● WHAT YOU HAVE TO DO
Return, exactly as written, the lines that start at the one holding "Convert this chart to matplotlib code." and end at the one holding "from matplotlib import pyplot as plt", with both of those lines kept. Skip any pictures.
◇ ◇ ◇ ◇
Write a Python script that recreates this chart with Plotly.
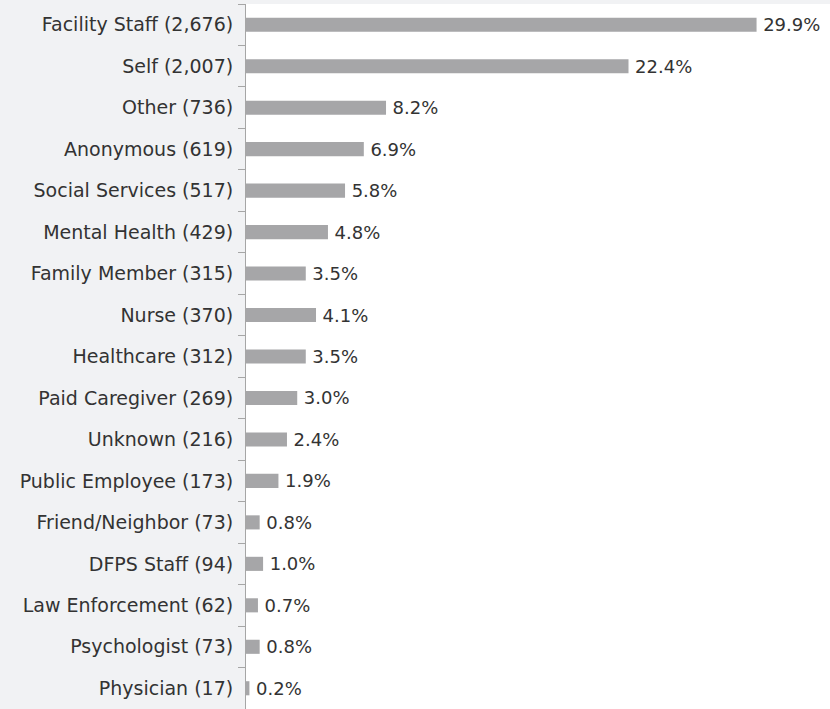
import plotly.graph_objects as go

categories = ["Facility Staff", "Self", "Other", "Anonymous", "Social Services",
              "Mental Health", "Family Member", "Nurse", "Healthcare", "Paid Caregiver",
              "Unknown", "Public Employee", "Friend/Neighbor", "DFPS Staff",
              "Law Enforcement", "Psychologist", "Physician"]
counts = [2676, 2007, 736, 619, 517, 429, 315, 370, 312, 269, 216, 173, 73, 94, 62, 73, 17]
percents = [29.9, 22.4, 8.2, 6.9, 5.8, 4.8, 3.5, 4.1, 3.5, 3.0, 2.4, 1.9, 0.8, 1.0, 0.7, 0.8, 0.2]

labels = [f"{c} ({n:,})" for c, n in zip(categories, counts)]
texts = [f"\u2009{p:.1f}%" for p in percents]

FONT = "DejaVu Sans, sans-serif"
TXT = "#333333"

fig = go.Figure(go.Bar(
    x=percents, y=labels, orientation="h",
    marker=dict(color="#a6a6a8", line=dict(width=0)),
    text=texts, textposition="outside", cliponaxis=False, constraintext="none",
    textfont=dict(family=FONT, size=18, color=TXT),
    hoverinfo="skip",
))

fig.update_layout(
    width=830, height=709,
    margin=dict(l=246, r=0, t=4, b=0),
    paper_bgcolor="#f1f2f4", plot_bgcolor="#ffffff",
    bargap=0.66, showlegend=False,
    font=dict(family=FONT, size=19, color=TXT),
)
fig.update_xaxes(range=[0, 34.2], visible=False, showgrid=False, zeroline=False)
fig.update_yaxes(
    autorange="reversed", showline=True, linecolor="#a6a6a6", linewidth=1,
    ticks="outside", tickson="boundaries", ticklen=7, tickcolor="#a6a6a6",
    ticklabelstandoff=8,
    showgrid=False, tickfont=dict(family=FONT, size=19, color=TXT),
)

fig.write_html("out.html", config={"displayModeBar": False},
               post_script="document.body.style.margin='0';document.body.style.padding='0';")
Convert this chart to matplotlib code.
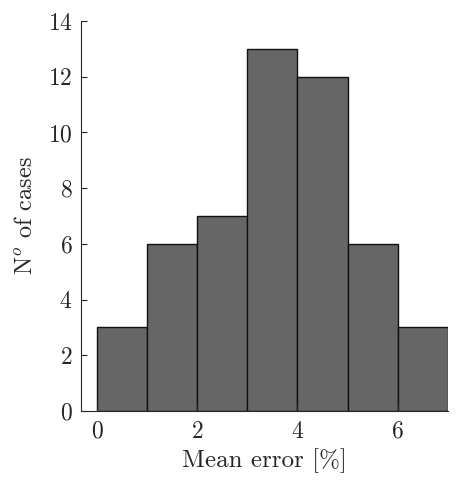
import numpy as np
import matplotlib
matplotlib.use('Agg')
import matplotlib.pyplot as plt

plt.rcParams['font.family'] = 'cmr10'
plt.rcParams['mathtext.fontset'] = 'cm'
plt.rcParams['axes.formatter.use_mathtext'] = True
plt.rcParams['text.color'] = '#262626'
plt.rcParams['axes.labelcolor'] = '#262626'
plt.rcParams['xtick.color'] = '#262626'
plt.rcParams['ytick.color'] = '#262626'
plt.rcParams['axes.edgecolor'] = '#262626'

# Histogram bins and counts
bin_edges = [0, 1, 2, 3, 4, 5, 6, 7]
counts = [3, 6, 7, 13, 12, 6, 3]
xticks = [0, 2, 4, 6]
yticks = [0, 2, 4, 6, 8, 10, 12, 14]

fig = plt.figure(figsize=(4.57, 4.8), dpi=100)
ax = fig.add_axes([0.177, 0.144, 0.803, 0.812])

ax.bar(bin_edges[:-1], counts, width=np.diff(bin_edges), align='edge',
       color='#666666', edgecolor='#111111', linewidth=1.0)

ax.set_xlim(-0.32, 7.0)
ax.set_ylim(0, 14)
ax.set_xticks(xticks)
ax.set_yticks(yticks)
ax.tick_params(direction='in', length=4, labelsize=17, width=0.8)
ax.tick_params(axis='x', pad=7)
ax.tick_params(axis='y', pad=6)

ax.spines['top'].set_visible(False)
ax.spines['right'].set_visible(False)

ax.set_xlabel('Mean error [%]', fontsize=18, labelpad=4)
ax.set_ylabel('N$^o$ of cases', fontsize=17.5, labelpad=8)

fig.savefig('out.png', dpi=100)
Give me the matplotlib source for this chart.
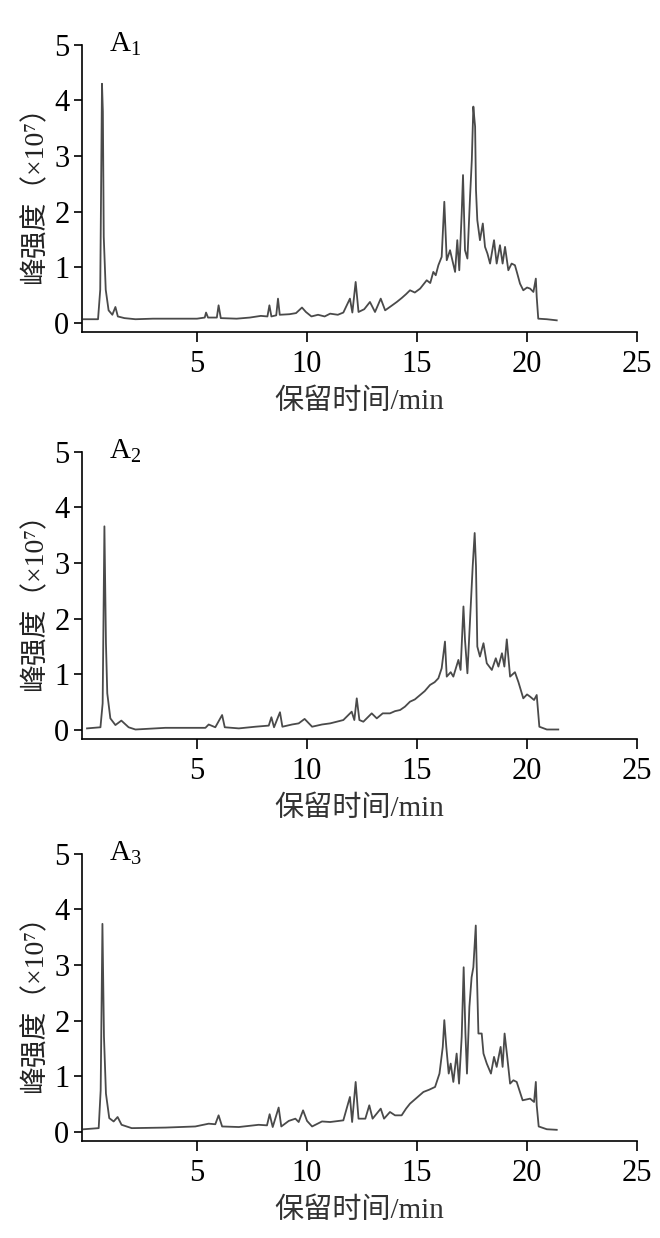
import matplotlib
matplotlib.use('Agg')
from matplotlib import pyplot as plt

plt.rcParams['font.family'] = ['Liberation Serif', 'Noto Sans CJK SC', 'DejaVu Sans']
plt.rcParams['mathtext.fontset'] = 'custom'
plt.rcParams['mathtext.rm'] = 'Liberation Serif'
plt.rcParams['mathtext.it'] = 'Liberation Serif'

# retention time (min) / intensity (x10^7)
t1 = [-0.15, 0.5, 0.6, 0.68, 0.72, 0.76, 0.85, 0.98, 1.15, 1.29, 1.4, 1.7, 2.2, 3.0, 4.0, 5.0,
      5.35, 5.41, 5.5, 5.9, 5.98, 6.08, 6.8, 7.4, 7.9, 8.2, 8.29, 8.38, 8.6, 8.68, 8.76, 9.2,
      9.5, 9.77, 9.95, 10.2, 10.5, 10.8, 11.05, 11.4, 11.65, 11.95, 12.06, 12.21, 12.34, 12.6,
      12.86, 13.09, 13.35, 13.55, 13.8, 14.08, 14.3, 14.5, 14.68, 14.9, 15.14, 15.3, 15.44, 15.6,
      15.74, 15.85, 15.97, 16.12, 16.24, 16.35, 16.5, 16.57, 16.73, 16.83, 16.92, 17.03, 17.09,
      17.18, 17.29, 17.41, 17.49, 17.56, 17.6, 17.64, 17.68, 17.74, 17.86, 17.99, 18.09, 18.2,
      18.32, 18.5, 18.62, 18.77, 18.89, 19.0, 19.15, 19.3, 19.45, 19.55, 19.68, 19.83, 20.0,
      20.14, 20.29, 20.4, 20.44, 20.51, 20.9, 21.35]
y1 = [0.07, 0.07, 0.6, 4.30, 3.8, 1.55, 0.6, 0.23, 0.15, 0.29, 0.12, 0.09, 0.07, 0.08, 0.08, 0.08,
      0.1, 0.19, 0.1, 0.1, 0.32, 0.09, 0.08, 0.1, 0.13, 0.12, 0.32, 0.12, 0.14, 0.44, 0.15, 0.16,
      0.18, 0.28, 0.2, 0.12, 0.15, 0.12, 0.17, 0.15, 0.19, 0.44, 0.19, 0.74, 0.2, 0.25,
      0.38, 0.2, 0.44, 0.23, 0.3, 0.38, 0.45, 0.52, 0.59, 0.55, 0.62, 0.7, 0.77, 0.72,
      0.92, 0.86, 1.04, 1.19, 2.18, 1.13, 1.31, 1.19, 0.92, 1.49, 0.95, 1.97, 2.66,
      1.31, 1.16, 2.27, 2.93, 3.89, 3.7, 3.53, 2.39, 1.85, 1.49, 1.79, 1.37, 1.25,
      1.07, 1.49, 1.07, 1.40, 1.07, 1.37, 0.95, 1.07, 1.04, 0.9, 0.71, 0.59, 0.64,
      0.62, 0.56, 0.80, 0.47, 0.08, 0.07, 0.05]

t2 = [0.0, 0.61, 0.71, 0.79, 0.86, 0.92, 1.06, 1.29, 1.56, 1.89, 2.2, 3.56, 5.38, 5.53, 5.83,
      6.14, 6.26, 6.9, 7.65, 8.26, 8.38, 8.5, 8.77, 8.88, 9.32, 9.62, 9.89, 10.23, 10.68, 11.05,
      11.65, 12.03, 12.15, 12.26, 12.38, 12.56, 12.94, 13.17, 13.44, 13.77, 14.0, 14.23, 14.45,
      14.68, 14.9, 15.14, 15.35, 15.59, 15.8, 15.97, 16.12, 16.27, 16.35, 16.53, 16.65, 16.88,
      16.98, 17.11, 17.18, 17.29, 17.41, 17.53, 17.62, 17.68, 17.74, 17.86, 18.02, 18.17, 18.4,
      18.58, 18.7, 18.86, 18.97, 19.08, 19.23, 19.45, 19.61, 19.83, 20.0, 20.14, 20.32, 20.44,
      20.56, 20.9, 21.42]
y2 = [0.03, 0.05, 0.48, 3.66, 1.56, 0.66, 0.21, 0.09, 0.17, 0.05, 0.01, 0.04, 0.04, 0.1, 0.05,
      0.27, 0.05, 0.03, 0.06, 0.08, 0.23, 0.05, 0.32, 0.06, 0.1, 0.12, 0.2, 0.06, 0.1, 0.12,
      0.18, 0.33, 0.18, 0.57, 0.18, 0.15, 0.3, 0.21, 0.3, 0.3, 0.34, 0.36, 0.42,
      0.51, 0.55, 0.63, 0.7, 0.81, 0.86, 0.93, 1.11, 1.59, 0.96, 1.04, 0.96, 1.26,
      1.08, 2.22, 1.62, 1.02, 1.98, 2.94, 3.54, 2.94, 1.5, 1.32, 1.56, 1.2, 1.08,
      1.29, 1.14, 1.38, 1.14, 1.63, 0.96, 1.04, 0.86, 0.57, 0.64, 0.6, 0.54, 0.63,
      0.06, 0.01, 0.01]

t3 = [-0.15, 0.53, 0.62, 0.7, 0.77, 0.86, 1.01, 1.21, 1.39, 1.57, 2.03, 3.56, 4.92, 5.53, 5.83,
      5.98, 6.14, 6.9, 7.8, 8.18, 8.3, 8.44, 8.71, 8.83, 9.17, 9.47, 9.62, 9.82, 10.0, 10.23,
      10.68, 11.05, 11.65, 11.95, 12.05, 12.21, 12.34, 12.65, 12.83, 12.98, 13.35, 13.5, 13.77,
      14.0, 14.3, 14.5, 14.68, 15.0, 15.29, 15.55, 15.82, 16.02, 16.17, 16.24, 16.33, 16.44,
      16.53, 16.65, 16.8, 16.91, 17.03, 17.12, 17.2, 17.27, 17.38, 17.48, 17.56, 17.67, 17.71,
      17.79, 17.94, 18.02, 18.17, 18.36, 18.5, 18.62, 18.8, 18.89, 18.98, 19.1, 19.23, 19.38,
      19.53, 19.8, 20.14, 20.32, 20.4, 20.44, 20.53, 20.9, 21.35]
y3 = [0.05, 0.07, 0.75, 3.74, 1.71, 0.69, 0.25, 0.19, 0.27, 0.13, 0.07, 0.08, 0.1, 0.15, 0.14,
      0.3, 0.1, 0.09, 0.13, 0.12, 0.32, 0.09, 0.44, 0.1, 0.2, 0.24, 0.18, 0.39, 0.2, 0.1,
      0.19, 0.18, 0.21, 0.63, 0.18, 0.9, 0.24, 0.24, 0.48, 0.24, 0.42, 0.24, 0.36,
      0.3, 0.3, 0.42, 0.51, 0.62, 0.72, 0.76, 0.81, 1.05, 1.53, 2.01, 1.53, 1.05,
      1.23, 0.9, 1.41, 0.87, 1.71, 2.96, 1.77, 1.05, 2.25, 2.78, 2.96, 3.71, 3.02,
      1.77, 1.77, 1.41, 1.23, 1.05, 1.35, 1.17, 1.53, 1.17, 1.77, 1.35, 0.87, 0.93,
      0.9, 0.57, 0.6, 0.54, 0.9, 0.48, 0.1, 0.05, 0.04]

labels = ['A$_\\mathrm{1}$', 'A$_\\mathrm{2}$', 'A$_\\mathrm{3}$']
series = [(t1, y1), (t2, y2), (t3, y3)]
bottoms = [0.7318, 0.4031, 0.0784]

fig = plt.figure(figsize=(6.6, 12.38), dpi=100)
for i in range(3):
    ax = fig.add_axes([0.1242, bottoms[i], 0.841, 0.232])
    t, y = series[i]
    ax.plot(t, y, color='#4a4a4a', lw=1.3)
    ax.set_xlim(-0.23, 25)
    ax.set_ylim(-0.16, 5)
    ax.set_xticks([5, 10, 15, 20, 25])
    ax.set_yticks([0, 1, 2, 3, 4, 5])
    ax.spines['top'].set_visible(False)
    ax.spines['right'].set_visible(False)
    ax.spines['left'].set_linewidth(1.2)
    ax.spines['bottom'].set_linewidth(1.2)
    ax.tick_params(axis='y', length=6, width=1.2, pad=3, labelsize=22)
    ax.tick_params(axis='x', length=7, width=1.2, pad=6, labelsize=22)
    ax.set_xlabel('保留时间/min', fontsize=21, color='#333333', labelpad=7)
    ax.set_ylabel('峰强度（×10⁷）', fontsize=20, color='#222222', labelpad=4)
    ax.text(1.0, 5.0, labels[i], fontsize=21, va='center', ha='left')

fig.savefig('out.png', dpi=100)
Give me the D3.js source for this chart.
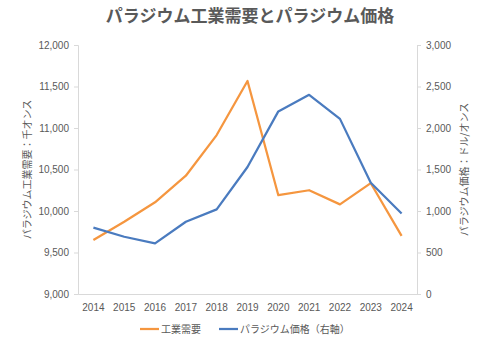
<!DOCTYPE html>
<html>
<head>
<meta charset="utf-8">
<script src="https://cdn.jsdelivr.net/npm/d3@7"></script>
<style>
  body { margin: 0; background: #fff; }
  text { font-family: "Noto Sans CJK JP", "Liberation Sans", sans-serif; }
</style>
</head>
<body>
<div id="chart"></div>
<script>
// data
const years = ["2014", "2015", "2016", "2017", "2018", "2019", "2020", "2021", "2022", "2023", "2024"];
const demand = [9650, 9870, 10105, 10425, 10915, 11566, 10190, 10250, 10080, 10335, 9700];
const price = [800, 690, 610, 870, 1020, 1530, 2200, 2400, 2110, 1340, 970];
const leftTicks = [9000, 9500, 10000, 10500, 11000, 11500, 12000];
const rightTicks = [0, 500, 1000, 1500, 2000, 2500, 3000];

const width = 500,
  height = 353;
const margin = { top: 45, right: 83, bottom: 59, left: 78 };
const innerW = width - margin.left - margin.right,
  innerH = height - margin.top - margin.bottom;

const orange = "#F5963F",
  blue = "#4A7BBF",
  grey = "#595959",
  axisGrey = "#D9D9D9";

const svg = d3
  .select("#chart")
  .append("svg")
  .attr("width", width)
  .attr("height", height);

// title
svg
  .append("text")
  .attr("x", width / 2)
  .attr("y", 22)
  .attr("text-anchor", "middle")
  .style("font-size", "17px")
  .style("font-weight", "bold")
  .style("fill", grey)
  .text("パラジウム工業需要とパラジウム価格");

const g = svg
  .append("g")
  .attr("transform", `translate(${margin.left},${margin.top})`);

// scales
const x = d3.scaleBand().domain(years).range([0, innerW]);
const yL = d3.scaleLinear().domain([9000, 12000]).range([innerH, 0]);
const yR = d3.scaleLinear().domain([0, 3000]).range([innerH, 0]);
const fmt = d3.format(",");

// left axis
const left = g
  .append("g")
  .call(d3.axisLeft(yL).tickValues(leftTicks).tickFormat(fmt).tickSize(4).tickPadding(5));
// right axis
const right = g
  .append("g")
  .attr("transform", `translate(${innerW},0)`)
  .call(d3.axisRight(yR).tickValues(rightTicks).tickFormat(fmt).tickSize(4).tickPadding(5));
// bottom axis
const bottom = g
  .append("g")
  .attr("transform", `translate(0,${innerH})`)
  .call(d3.axisBottom(x).tickSize(0).tickPadding(10));

[left, right, bottom].forEach((a) => {
  a.select(".domain").attr("stroke", axisGrey);
  a.selectAll(".tick line").attr("stroke", axisGrey);
  a.selectAll("text")
    .style("font-family", "'Liberation Sans', sans-serif")
    .style("font-size", "10px")
    .style("fill", grey);
});

// axis titles
svg
  .append("text")
  .attr("transform", `translate(31,${margin.top + innerH / 2}) rotate(-90)`)
  .attr("text-anchor", "middle")
  .style("font-size", "10px")
  .style("fill", grey)
  .text("パラジウム工業需要：千オンス");

svg
  .append("text")
  .attr("transform", `translate(468,${margin.top + innerH / 2}) rotate(-90)`)
  .attr("text-anchor", "middle")
  .style("font-size", "10px")
  .style("fill", grey)
  .text("パラジウム価格：ドル/オンス");

// lines
const cx = (i) => x(years[i]) + x.bandwidth() / 2;

const lineL = d3
  .line()
  .x((d, i) => cx(i))
  .y((d) => yL(d));
const lineR = d3
  .line()
  .x((d, i) => cx(i))
  .y((d) => yR(d));

g.append("path")
  .datum(demand)
  .attr("d", lineL)
  .attr("fill", "none")
  .attr("stroke", orange)
  .attr("stroke-width", 2.25)
  .attr("stroke-linejoin", "round");

g.append("path")
  .datum(price)
  .attr("d", lineR)
  .attr("fill", "none")
  .attr("stroke", blue)
  .attr("stroke-width", 2.25)
  .attr("stroke-linejoin", "round");

// legend
const legendItems = [
  { label: "工業需要", color: orange, x: 140 },
  { label: "パラジウム価格（右軸）", color: blue, x: 219 },
];
const legend = svg.append("g").attr("transform", "translate(0,329)");
legendItems.forEach((d) => {
  legend
    .append("line")
    .attr("x1", d.x)
    .attr("x2", d.x + 19)
    .attr("y1", 0)
    .attr("y2", 0)
    .attr("stroke", d.color)
    .attr("stroke-width", 2.25);
  legend
    .append("text")
    .attr("x", d.x + 21)
    .attr("y", 0)
    .attr("dy", "0.35em")
    .style("font-size", "10px")
    .style("fill", grey)
    .text(d.label);
});
</script>
</body>
</html>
◇ ◇ ◇ ◇
● COMPLETE OUTPUT
Convert this chart to matplotlib code.
import numpy as np
import matplotlib
matplotlib.use('Agg')
import matplotlib.pyplot as plt

plt.rcParams['font.family'] = 'cmr10'
plt.rcParams['mathtext.fontset'] = 'cm'
plt.rcParams['axes.formatter.use_mathtext'] = True
plt.rcParams['text.color'] = '#262626'
plt.rcParams['axes.labelcolor'] = '#262626'
plt.rcParams['xtick.color'] = '#262626'
plt.rcParams['ytick.color'] = '#262626'
plt.rcParams['axes.edgecolor'] = '#262626'

# Histogram bins and counts
bin_edges = [0, 1, 2, 3, 4, 5, 6, 7]
counts = [3, 6, 7, 13, 12, 6, 3]
xticks = [0, 2, 4, 6]
yticks = [0, 2, 4, 6, 8, 10, 12, 14]

fig = plt.figure(figsize=(4.57, 4.8), dpi=100)
ax = fig.add_axes([0.177, 0.144, 0.803, 0.812])

ax.bar(bin_edges[:-1], counts, width=np.diff(bin_edges), align='edge',
       color='#666666', edgecolor='#111111', linewidth=1.0)

ax.set_xlim(-0.32, 7.0)
ax.set_ylim(0, 14)
ax.set_xticks(xticks)
ax.set_yticks(yticks)
ax.tick_params(direction='in', length=4, labelsize=17, width=0.8)
ax.tick_params(axis='x', pad=7)
ax.tick_params(axis='y', pad=6)

ax.spines['top'].set_visible(False)
ax.spines['right'].set_visible(False)

ax.set_xlabel('Mean error [%]', fontsize=18, labelpad=4)
ax.set_ylabel('N$^o$ of cases', fontsize=17.5, labelpad=8)

fig.savefig('out.png', dpi=100)
Give me the matplotlib source for this chart.
import matplotlib
matplotlib.use('Agg')
from matplotlib import pyplot as plt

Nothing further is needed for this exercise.